### Required task
In the material below, please retype the lines from the very first through the one with "(12,7) -- (12,995);", exactly and without pictures.
--
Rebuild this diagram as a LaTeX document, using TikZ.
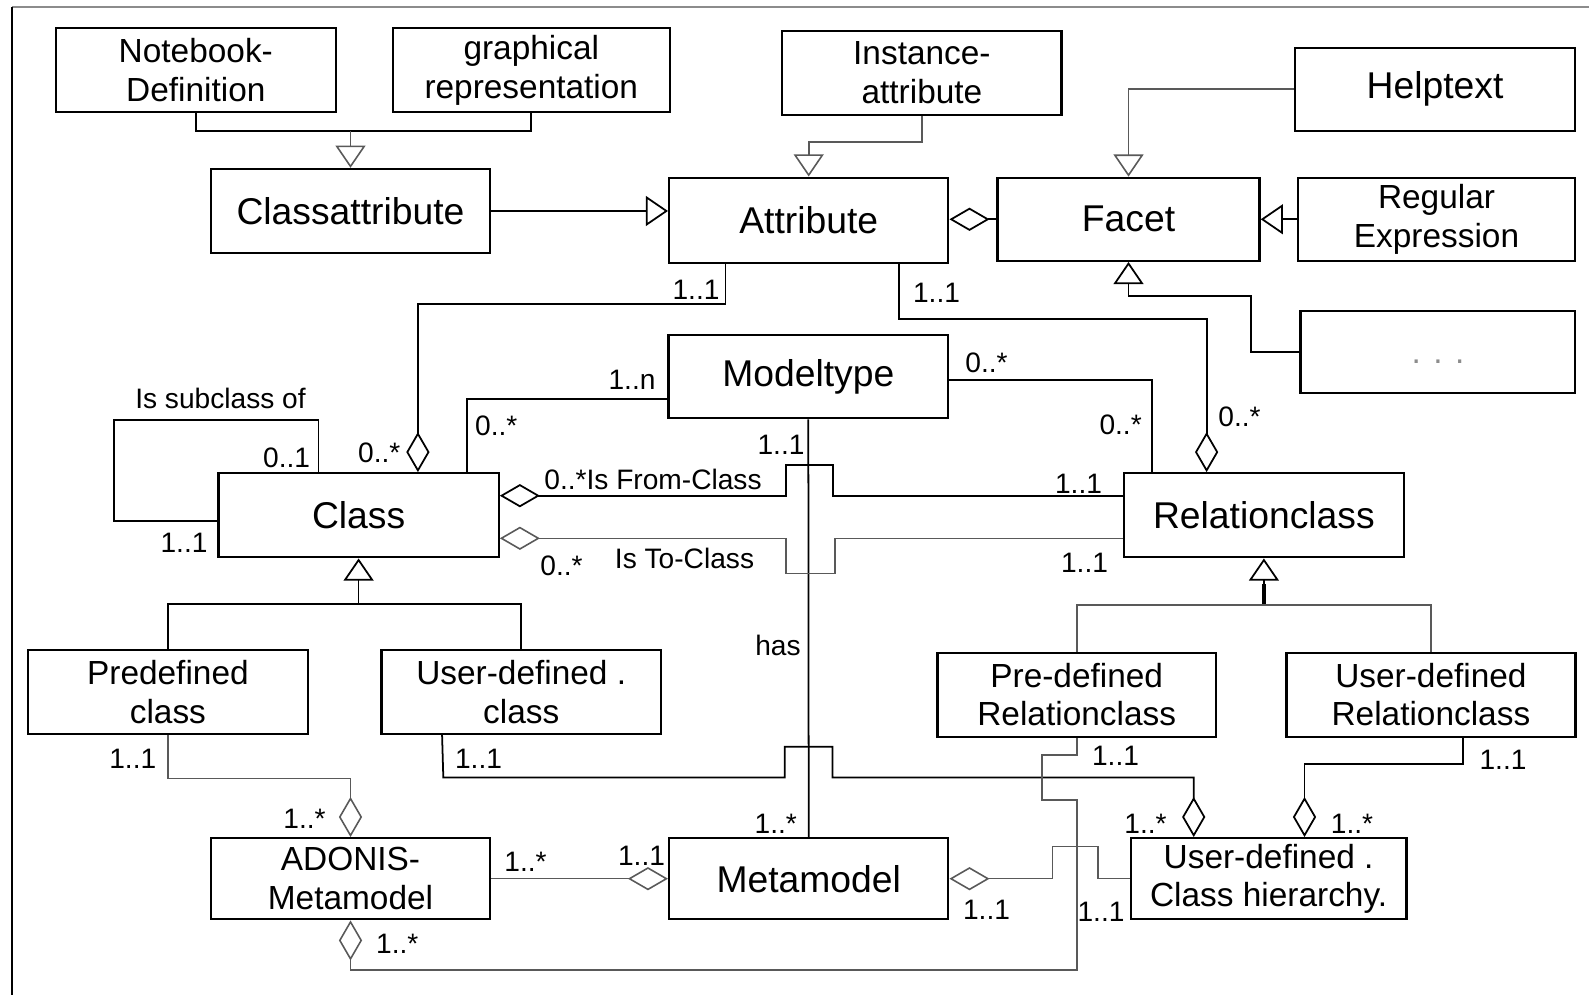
\documentclass[tikz,border=0pt]{standalone}
\usepackage{fontspec}
\setmainfont{Liberation Sans}
\usetikzlibrary{arrows.meta,calc}
\newcommand{\umlbig}{\fontsize{10.6pt}{12pt}\selectfont}
\newcommand{\umlbox}{\fontsize{9.5pt}{11pt}\selectfont}
\newcommand{\umllbl}{\fontsize{8pt}{9.5pt}\selectfont}
\tikzset{
  UTri/.tip={Triangle[open,length=6.3pt,width=8.5pt]},
  UDia/.tip={Diamond[open,length=11.4pt,width=6.6pt]},
  bx/.style={draw, line width=0.65pt, inner sep=0pt, align=center, font=\umlbox},
  bigbx/.style={bx, font=\umlbig},
  conn/.style={line width=0.5pt, draw=black},
  connl/.style={line width=0.45pt, draw=black!65},
  lbl/.style={inner sep=0pt, font=\umllbl}
}
\begin{document}
\begin{tikzpicture}[x=0.01cm, y=-0.01cm]
\useasboundingbox (0,0) rectangle (1589,995);
% frame
\draw[black!45, line width=0.6pt] (12,7) -- (1589,7);
\draw[black, line width=0.7pt] (12,7) -- (12,995);

% classes
\node[bx, minimum width=2.80cm, minimum height=0.84cm] (nb) at (195.8,70.3) {Notebook-\\Definition};
\node[bx, minimum width=2.77cm, minimum height=0.84cm] (gr) at (531.3,70.3) {graphical\\representation};
\node[bigbx, minimum width=2.795cm, minimum height=0.84cm] (ca) at (350.5,211) {Classattribute};
\node[bigbx, minimum width=2.79cm, minimum height=0.856cm] (at) at (808.7,220.5) {Attribute};
\node[bx, minimum width=2.79cm, minimum height=0.84cm] (ia) at (921.9,73) {Instance-\\attribute};
\node[bigbx, minimum width=2.80cm, minimum height=0.83cm] (ht) at (1435,89.3) {Helptext};
\node[bigbx, minimum width=2.62cm, minimum height=0.83cm] (fa) at (1128.5,219.3) {Facet};
\node[bx, minimum width=2.77cm, minimum height=0.83cm] (re) at (1436.5,219.3) {Regular\\Expression};
\node[bx, minimum width=2.74cm, minimum height=0.82cm] (dt) at (1437.6,351.8) {};
\node[lbl, font=\umlbox, text=black!45] (dtl) at (1438,362) {. . .};
\node[bigbx, minimum width=2.794cm, minimum height=0.83cm] (mt) at (808.3,376.7) {Modeltype};
\node[bigbx, minimum width=2.80cm, minimum height=0.84cm] (cl) at (358.6,515.3) {Class};
\node[bigbx, minimum width=2.80cm, minimum height=0.84cm] (rc) at (1263.9,515.3) {Relationclass};
\node[bx, minimum width=2.80cm, minimum height=0.84cm] (pc) at (167.9,692) {Predefined\\class};
\node[bx, minimum width=2.79cm, minimum height=0.84cm] (uc) at (521.2,692) {User-defined .\\class};
\node[bx, minimum width=2.795cm, minimum height=0.81cm] (am) at (350.5,878.7) {ADONIS-\\Metamodel};
\node[bigbx, minimum width=2.79cm, minimum height=0.81cm] (mm) at (808.7,878.7) {Metamodel};
\node[bx, minimum width=2.785cm, minimum height=0.84cm] (pr) at (1076.7,694.7) {Pre-defined\\Relationclass};
\node[bx, minimum width=2.887cm, minimum height=0.84cm] (ur) at (1430.9,694.7) {User-defined\\Relationclass};
\node[bx, minimum width=2.755cm, minimum height=0.81cm] (ch) at (1268.6,878.7) {User-defined .\\Class hierarchy.};

% generalisations
\coordinate (j1) at (350.5,131);
\draw[conn] (nb.south) |- (j1) -| (gr.south);
\draw[connl,-UTri] (j1) -- (ca.north);
\draw[conn,-UTri] (ca.east) -- (ca.east -| at.west);
\coordinate (c1) at (808.7,142.3);
\draw[connl,-UTri] (ia.south) |- (c1) -- (at.north);
\draw[connl,-UTri] (ht.west) -| (fa.north);
\draw[conn,-UTri] (re.west) -- (re.west -| fa.east);
\coordinate (g1) at (1251,296);
\draw[conn,-UTri] (dt.west) -| (g1) -| (fa.south);

% facet aggregation
\draw[conn,-UDia] (fa.west) -- (fa.west -| at.east);

% attribute to class / relationclass
\coordinate (h1) at (417.9,304.3);
\draw[conn,-UDia] ($(at.south west)+(57.4,0)$) |- (h1) -- (h1 |- cl.north);
\coordinate (i1) at (1206.6,319);
\draw[conn,-UDia] ($(at.south west)+(231.1,0)$) |- (i1) -- (i1 |- rc.north);

% modeltype associations
\coordinate (mtl) at (466.8,399);
\draw[conn] (mtl -| mt.west) -- (mtl) -- (mtl |- cl.north);
\coordinate (mtr) at (1152,380);
\draw[conn] (mtr -| mt.east) -- (mtr) -- (mtr |- rc.north);
\draw[conn] (mt.south) -- (mm.north);

% from / to class
\coordinate (fc1) at (786,495.7);
\coordinate (fc2) at (832.9,465);
\draw[conn,UDia-] (fc1 -| cl.east) -- (fc1) |- (fc2) -- (fc2 |- fc1) -- (fc1 -| rc.west);
\coordinate (tc1) at (786,538.3);
\coordinate (tc2) at (835,573.3);
\draw[connl,UDia-] (tc1 -| cl.east) -- (tc1) |- (tc2) -- (tc2 |- tc1) -- (tc1 -| rc.west);

% subclass loop
\coordinate (sa1) at (318.6,420);
\coordinate (sa2) at (114.3,521);
\draw[conn] (sa1 |- cl.north) -- (sa1) -| (sa2) -- (sa2 -| cl.west);

% class specialisations
\coordinate (cgj) at (358.6,604);
\draw[conn,-UTri] (cgj) -- (cl.south);
\draw[conn] (pc.north) |- (cgj) -| (uc.north);
\coordinate (rgj) at (1263.9,605);
\draw[line width=1.3pt] (rgj) -- ++(0,-21);
\draw[conn,-UTri] (rgj) -- (rc.south);
\draw[connl] (pr.north) |- (rgj) -| (ur.north);

% metamodel aggregations
\coordinate (r1) at (350.5,778.3);
\draw[connl,-UDia] (pc.south) |- (r1) -- (am.north);
\coordinate (s1) at (443.3,777.5);
\coordinate (s2) at (784.7,746.7);
\coordinate (s3) at (832.6,777.5);
\coordinate (s4) at (1193.7,777.5);
\draw[conn,-UDia] ($(uc.south west)+(61.6,0)$) -- (s1) -| (s2) -| (s3) -- (s4) -- (s4 |- ch.north);
\coordinate (t1) at (1304.5,764);
\draw[conn,-UDia] ($(ur.south west)+(177.9,0)$) |- (t1) -- (t1 |- ch.north);
\coordinate (u1) at (1042,755);
\coordinate (u2) at (1076.7,800);
\coordinate (u3) at (1076.7,970);
\draw[connl,-UDia] (pr.south) |- (u1) |- (u2) -- (u3) -| (am.south);
\coordinate (v1) at (1052.4,846.7);
\coordinate (v2) at (1098,846.7);
\draw[connl,UDia-] (mm.east) -| (v1) -- (v2) |- (ch.west);
\draw[connl,-UDia] (am.east) -- (am.east -| mm.west);

% multiplicities and role names
\node[lbl] (m1) at (696,290) {1..1};
\node[lbl] (m2) at (379.3,452.5) {0..*};
\node[lbl] (m3) at (936.5,292.5) {1..1};
\node[lbl] (m4) at (1239.5,416.5) {0..*};
\node[lbl] (m5) at (632,380) {1..n};
\node[lbl] (m6) at (496.3,426) {0..*};
\node[lbl] (m7) at (986.5,362.5) {0..*};
\node[lbl] (m8) at (1120.6,425) {0..*};
\node[lbl] (m9) at (781,445) {1..1};
\node[lbl] (m10) at (778,645.5) {has};
\node[lbl] (m11) at (775.8,823.4) {1..*};
\node[lbl] (m12) at (653,479) {0..*Is From-Class};
\node[lbl] (m13) at (1078.5,483.4) {1..1};
\node[lbl] (m14) at (561.5,566) {0..*};
\node[lbl] (m15) at (684.5,558.5) {Is To-Class};
\node[lbl] (m16) at (1084.5,562.5) {1..1};
\node[lbl] (m17) at (220.5,398.3) {Is subclass of};
\node[lbl] (m18) at (286.6,457.5) {0..1};
\node[lbl] (m19) at (184,543.3) {1..1};
\node[lbl] (m20) at (132.8,759.2) {1..1};
\node[lbl] (m21) at (304.5,819.2) {1..*};
\node[lbl] (m22) at (478.5,759.2) {1..1};
\node[lbl] (m23) at (1145.5,823.4) {1..*};
\node[lbl] (m24) at (1503,759.9) {1..1};
\node[lbl] (m25) at (1352,823.4) {1..*};
\node[lbl] (m26) at (1115.5,755.5) {1..1};
\node[lbl] (m27) at (397.3,944.2) {1..*};
\node[lbl] (m28) at (986.5,910) {1..1};
\node[lbl] (m29) at (1101,911.5) {1..1};
\node[lbl] (m30) at (525.5,861.5) {1..*};
\node[lbl] (m31) at (641.5,855.8) {1..1};
\end{tikzpicture}
\end{document}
--
### Reply
Rebuild this diagram as a LaTeX document, using TikZ.
\documentclass[tikz,border=0pt]{standalone}
\usepackage{fontspec}
\setmainfont{Liberation Sans}
\usetikzlibrary{arrows.meta,calc}
\newcommand{\umlbig}{\fontsize{10.6pt}{12pt}\selectfont}
\newcommand{\umlbox}{\fontsize{9.5pt}{11pt}\selectfont}
\newcommand{\umllbl}{\fontsize{8pt}{9.5pt}\selectfont}
\tikzset{
  UTri/.tip={Triangle[open,length=6.3pt,width=8.5pt]},
  UDia/.tip={Diamond[open,length=11.4pt,width=6.6pt]},
  bx/.style={draw, line width=0.65pt, inner sep=0pt, align=center, font=\umlbox},
  bigbx/.style={bx, font=\umlbig},
  conn/.style={line width=0.5pt, draw=black},
  connl/.style={line width=0.45pt, draw=black!65},
  lbl/.style={inner sep=0pt, font=\umllbl}
}
\begin{document}
\begin{tikzpicture}[x=0.01cm, y=-0.01cm]
\useasboundingbox (0,0) rectangle (1589,995);
% frame
\draw[black!45, line width=0.6pt] (12,7) -- (1589,7);
\draw[black, line width=0.7pt] (12,7) -- (12,995);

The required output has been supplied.